Sono un industriale europeo per convinzione e per mestiere. Penso che le questioni dell'innovazione tecnologica debbano essere affrontate in modo strettamente unito a quelle dell'Europa. Non vi è possibilità di sviluppo senza un'Europa rinnovata. D'altronde, ritengo che l'Europa non avrà futuro, politico ed economico, se non pone al centro del suoi programmi l'innovazione.
L'industria europea ha ancora lo slancio che le ha consentito di espandersi per due secoli: ha una forte e consolidata capacità di esportazione; un alto livello culturale complessivo del capitale umano; un talento nel recepire, trasformare e migliorare l'innovazione da dovunque essa provenga. l'Europa potrebbe contare sull'alto risparmio delle famiglie, che supera quello statunitense: se ci fossero strutture effettivamente capaci di dirigerlo verso gli investimenti. Ma le potenzialità, la voglia di cambiare, urtano contro la rigidità degli apparati politico-istituzionali. Si ingrana la marcia indietro dei sussidi alle industrie in crisi, mentre diminuiscono, almeno in percentuale, gli incentivi alle industrie in espansione. Invertire questa tendenza è, ovviamente, urgente e ora, forse, si incominciano a intravvedere i sintomi di cambiamento. Mitterrand e Kohl, con l'iniziativa di abolire le frontiere tra Francia e Germania Federale, avevano rimesso in movimento una situazione stagnante e posto sulla bilancia il peso del foro avallo politico al progetto che era stato di Altiero Spinelli, che, al di là di alcune riserve, mirava a fare dell'Europa un corpo finalmente capace di crescere. Il nuovo trattato d'Unione Europea ha previsto un Parlamento con un potere legislativo reale, almeno in quelle questioni che non riguardano la politica estera e la difesa comune. Esso può permettere di superare le trattative fra governi, quando la lentezza e la miopia di burocrazie e diplomazie tendono a fermare i disegni più coraggiosi.

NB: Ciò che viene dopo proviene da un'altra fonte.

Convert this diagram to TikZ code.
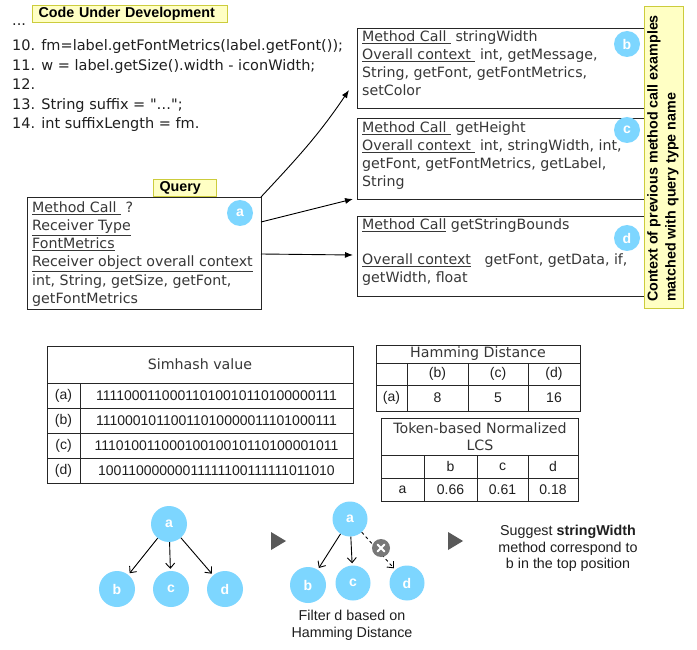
\documentclass[tikz,border=0pt]{standalone}
\usepackage{fontspec}
\setmainfont{DejaVu Sans}[Ligatures=TeXOff]
\newfontfamily\arial{Liberation Sans}
\usetikzlibrary{arrows.meta}
\definecolor{cyanc}{RGB}{125,214,255}
\definecolor{yfill}{RGB}{255,255,196}
\definecolor{yedge}{RGB}{204,204,60}
\definecolor{txt}{RGB}{55,55,55}
\definecolor{tri}{RGB}{89,89,89}
\definecolor{xgray}{RGB}{120,120,120}
\tikzset{
  vt/.style={font=\fontsize{14.2}{18}\selectfont, text=txt, inner sep=0pt, anchor=base west},
  ct/.style={font=\fontsize{14.5}{18}\selectfont, text=black!88, inner sep=0pt, anchor=base west},
  ylab/.style={draw=yedge, fill=yfill, line width=1pt, font=\arial\bfseries\fontsize{14.3}{16}\selectfont,
               inner ysep=0pt, inner xsep=6pt, minimum height=17pt, align=left},
  cbox/.style={draw=black!85, line width=1pt, anchor=north west, inner sep=0pt},
  badge/.style={circle, fill=cyanc, text=white, inner sep=0pt, minimum size=26pt,
                font=\arial\bfseries\fontsize{14}{14}\selectfont},
  gnode/.style={circle, fill=cyanc, text=white, inner sep=0pt, minimum size=36pt,
                font=\arial\bfseries\fontsize{14}{14}\selectfont},
  tline/.style={draw=black!85, line width=0.9pt},
  tv/.style={font=\fontsize{14.2}{17}\selectfont, text=txt, inner sep=0pt},
  ta/.style={font=\arial\fontsize{14}{17}\selectfont, text=black!88, inner sep=0pt},
  bin/.style={font=\arial\fontsize{14}{17}\selectfont, text=black!88, inner sep=0pt},
  barrow/.style={line width=0.9pt, -{Latex[length=8pt,width=6pt]}},
  garrow/.style={line width=0.9pt, -{Straight Barb[length=5pt,width=9pt]}, shorten >=2pt},
  tritip/.style={fill=tri, draw=none},
}
\begin{document}
\begin{tikzpicture}[x=1pt,y=-1pt]
\useasboundingbox (0,0) rectangle (697,650);
\fill[white] (0,0) rectangle (697,650);

% ---- code under development ----
\node[ylab, text width=183pt, anchor=north west] (cud) at (32,5) {Code Under Development};
\node[ct] (c0) at (12,26) {...};
\node[ct] (c1) at (12,51) {10. fm=label.getFontMetrics(label.getFont());};
\node[ct] (c2) at (12,71) {11. w = label.getSize().width - iconWidth;};
\node[ct] (c3) at (12,90) {12.};
\node[ct] (c4) at (12,109.5) {13. String suffix = "\char"2026";};
\node[ct] (c5) at (12,129) {14. int suffixLength = fm.};

% ---- query ----
\node[ylab, text width=51pt, anchor=north west] (qlab) at (153,179) {Query};
\node[cbox, minimum width=234pt, minimum height=112pt] (q) at (27,197) {};
\node[vt] (q1) at (32,213) {\underline{Method Call\ }\ ?};
\node[vt] (q2) at (32,231) {\underline{Receiver Type}};
\node[vt] (q3) at (32,249) {\underline{FontMetrics}};
\node[vt] (q4) at (32,267) {\underline{Receiver object overall context}};
\node[vt] (q5) at (32,285) {int, String, getSize, getFont,};
\node[vt] (q6) at (32,303) {getFontMetrics};
\node[badge] (ba) at (240,213) {a};

% ---- candidate boxes ----
\node[cbox, minimum width=288pt, minimum height=80pt] (bb) at (357,28) {};
\node[vt] (b1) at (362,42) {\underline{Method Call\ }\ stringWidth};
\node[vt] (b2) at (362,60) {\underline{Overall context\ }\ int, getMessage,};
\node[vt] (b3) at (362,78) {String, getFont, getFontMetrics,};
\node[vt] (b4) at (362,96) {setColor};
\node[badge] (bbb) at (627,44) {b};

\node[cbox, minimum width=288pt, minimum height=81pt] (cc) at (357,118) {};
\node[vt] (cc1) at (362,133) {\underline{Method Call\ }\ getHeight};
\node[vt] (cc2) at (362,151) {\underline{Overall context\ }\ int, stringWidth, int,};
\node[vt] (cc3) at (362,169) {getFont, getFontMetrics, getLabel,};
\node[vt] (cc4) at (362,187) {String};
\node[badge] (bcc) at (627,130) {c};

\node[cbox, minimum width=288pt, minimum height=80pt] (dd) at (357,216) {};
\node[vt] (d1) at (362,230) {\underline{Method Call}\ getStringBounds};
\node[vt] (d2) at (362,265) {\underline{Overall context}\ \ \ getFont, getData, if,};
\node[vt] (d3) at (362,283) {getWidth, float};
\node[badge] (bdd) at (627,238) {d};

% vertical yellow label
\node[draw=yedge, fill=yfill, line width=1pt, minimum width=39pt, minimum height=301pt, inner sep=0pt] (ctxbox) at (663.5,157.5) {};
\node[rotate=90, align=left, font=\arial\bfseries\fontsize{14.3}{18}\selectfont, inner sep=0pt] (ctx) at (663,158.5)
  {Context of previous method call examples\\matched with query type name};

% arrows from query
\coordinate (e1) at (349,90);
\coordinate (e2) at (353,199);
\coordinate (e3) at (353,255);
\coordinate (s1) at (261,197);
\coordinate (s2) at (261,222);
\coordinate (s3) at (261,254);
\draw[barrow] (s1) to[out=47,in=236] (e1);
\draw[barrow] (s2) -- (e2);
\draw[barrow] (s3) -- (e3);

% ---- simhash table ----
\draw[tline] (47,346) rectangle (353,483);
\draw[tline] (47,383) -- (353,383);
\draw[tline] (47,408) -- (353,408);
\draw[tline] (47,433) -- (353,433);
\draw[tline] (47,458) -- (353,458);
\draw[tline] (80,383) -- (80,483);
\node[tv] (sh) at (200,364) {Simhash value};
\node[ta] (sa) at (63.5,396) {(a)};
\node[ta] (sb) at (63.5,421) {(b)};
\node[ta] (sc) at (63.5,446) {(c)};
\node[ta] (sd) at (63.5,471) {(d)};
\node[bin] (va) at (216.5,396) {11110001100011010010110100000111};
\node[bin] (vb) at (216.5,421) {11100010110011010000011101000111};
\node[bin] (vc) at (216.5,446) {11101001100010010010110100001011};
\node[bin] (vd) at (216.5,471) {10011000000011111100111111011010};

% ---- hamming table ----
\draw[tline] (376,345) rectangle (580,411);
\draw[tline] (376,363) -- (580,363);
\draw[tline] (376,385) -- (580,385);
\draw[tline] (407,363) -- (407,411);
\draw[tline] (468,363) -- (468,411);
\draw[tline] (528,363) -- (528,411);
\node[tv] (hh) at (478,354) {Hamming Distance};
\node[ta] (hb) at (437.5,374) {(b)};
\node[ta] (hc) at (498,374) {(c)};
\node[ta] (hd) at (554,374) {(d)};
\node[ta] (ha) at (391.5,398) {(a)};
\node[ta] (h8) at (437.5,398) {8};
\node[ta] (h5) at (498,398) {5};
\node[ta] (h16) at (554,398) {16};

% ---- LCS table ----
\draw[tline] (381,418) rectangle (578,501);
\draw[tline] (381,455) -- (578,455);
\draw[tline] (381,478) -- (578,478);
\draw[tline] (424,455) -- (424,501);
\draw[tline] (477,455) -- (477,501);
\draw[tline] (528,455) -- (528,501);
\node[tv, align=center] (lh) at (480,436.5) {Token-based Normalized\\LCS};
\node[ta] (lb) at (450.5,466.5) {b};
\node[ta] (lc) at (502.5,466.5) {c};
\node[ta] (ld) at (553,466.5) {d};
\node[ta] (la) at (402.5,490) {a};
\node[ta] (l1) at (450.5,490) {0.66};
\node[ta] (l2) at (502.5,490) {0.61};
\node[ta] (l3) at (553,490) {0.18};

% ---- graph 1 ----
\node[gnode] (g1a) at (169,524) {a};
\node[gnode] (g1b) at (117,589) {b};
\node[gnode] (g1c) at (171,589) {c};
\node[gnode] (g1d) at (225,589) {d};
\draw[garrow] (g1a) -- (g1b);
\draw[garrow] (g1a) -- (g1c);
\draw[garrow] (g1a) -- (g1d);

\fill[tritip] (271,532) -- (271,550) -- (286,541) -- cycle;

% ---- graph 2 ----
\node[gnode, minimum size=35pt] (g2a) at (350,519) {a};
\node[gnode] (g2b) at (308,585) {b};
\node[gnode, minimum size=35pt] (g2c) at (353,583) {c};
\node[gnode, minimum size=35pt] (g2d) at (407,583) {d};
\draw[garrow] (g2a) -- (g2b);
\draw[garrow] (g2a) -- (g2c);
\draw[garrow, dashed] (g2a) -- (g2d);
\node[circle, fill=xgray, minimum size=18pt, inner sep=0pt] (xx) at (381,548) {};
\draw[white, line width=1.8pt, line cap=round] ([shift={(-3.5,-3.5)}]xx.center) -- ([shift={(3.5,3.5)}]xx.center);
\draw[white, line width=1.8pt, line cap=round] ([shift={(-3.5,3.5)}]xx.center) -- ([shift={(3.5,-3.5)}]xx.center);
\node[ta, align=center, font=\arial\fontsize{14.3}{17}\selectfont] (filt) at (352,625.5) {Filter d based on\\Hamming Distance};

\fill[tritip] (448,532) -- (448,550) -- (463,541) -- cycle;

\node[ta, align=center, font=\arial\fontsize{14.3}{16.5}\selectfont] (sug) at (568,548.5)
  {Suggest \textbf{stringWidth}\\method correspond to\\b in the top position};
\end{tikzpicture}
\end{document}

Per arrivare all'Europa che auspichiamo e di cui abbiamo bisogno, servono molte "Europe". Si tratta di porre le basi per cose durature; smettendo di esaurirsi nella ricerca di un minimo comun denominatore. Dovrebbero essere rapidamente realizzate, dunque, almeno quattro "Europe". La prima è quella della moneta. La vitalità imprenditoriale ha fatto sorgere un vigoroso mercato privato dell'Ecu, di fronte all'incapacità di governi e anche di banche centrali di arrivare a un accordo. Occorre un minimo di regolamentazione, perché questo mercato possa essere efficacemente utilizzato. l'armonizzazione delle politiche economiche nazionali, che deve fare da necessario supporto, rappresenterà il segno evidente dell'unità. Un'altra Europa da costruire è quella degli "standars": unificando le normative tecniche sparse e differenziate che ciascun governo impone sulle merci in entrata; che ricordano, grottescamente, antichi pedaggi medioevali. la terza Europa è quella dell'istruzione: con l'unificazione dei programmi e degli esami, il riconoscimento reciproco dei titoli di studio. Questo anche per fermare la diaspora di talenti costretti a cercare valorizzazione oltre Atlantico. Infine, una quarta Europa: quella delle procedure. Ancora una volta, ci sono da superare differenziazioni vecchie, sedimentate e assurde, che impongono per gli stessi atti amministrativi, nei diversi paesi, procedure diverse.